The 50/30/20 budgeting rule is a minimalist approach to finance. It removes the guesswork by dividing your after-tax income into three clear buckets.

The Breakdown
50% for Needs
These are your non-negotiables. If you stop paying these, your quality of life drops immediately.
- Housing: Rent or mortgage.
- Utilities: Heat, hydro, and water.
- Groceries: Basic food staples.
- Transportation: Car payments, insurance, or transit passes.
30% for Wants
This is your lifestyle fund. It is the money that makes life enjoyable.

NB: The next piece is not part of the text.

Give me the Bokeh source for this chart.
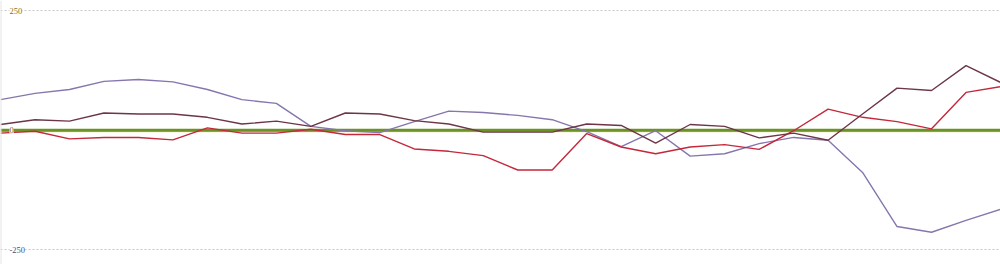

- Dining: Restaurants and takeout.
- Subscriptions: Netflix, Spotify, and gym memberships.
- Entertainment: Movies, hobbies, and shopping.
20% for Financial Goals
This is the “Wealth Bucket.” This money is used to secure your future.
- Savings: Emergency funds in a High-Interest Savings Account (HISA).
- Debt Repayment: Paying down credit cards or student loans.
- Investing: Contributions to your TFSA or RRSP.
Applying the Rule to a Canadian Salary
If your monthly take-home pay is $4,000, your blueprint is:
- Needs: $2,000
- Wants: $1,200
- Savings: $800
The “City Adjustment”
In high-cost cities like Toronto or Vancouver, “Needs” often exceed 50%. If your rent takes up 40% of your income, you must subtract that extra percentage from your “Wants” bucket to keep your “Savings” at 20%.
The Goal: Don’t aim for perfection; aim for progress. Start today by tracking your spending for 30 days and seeing where you land.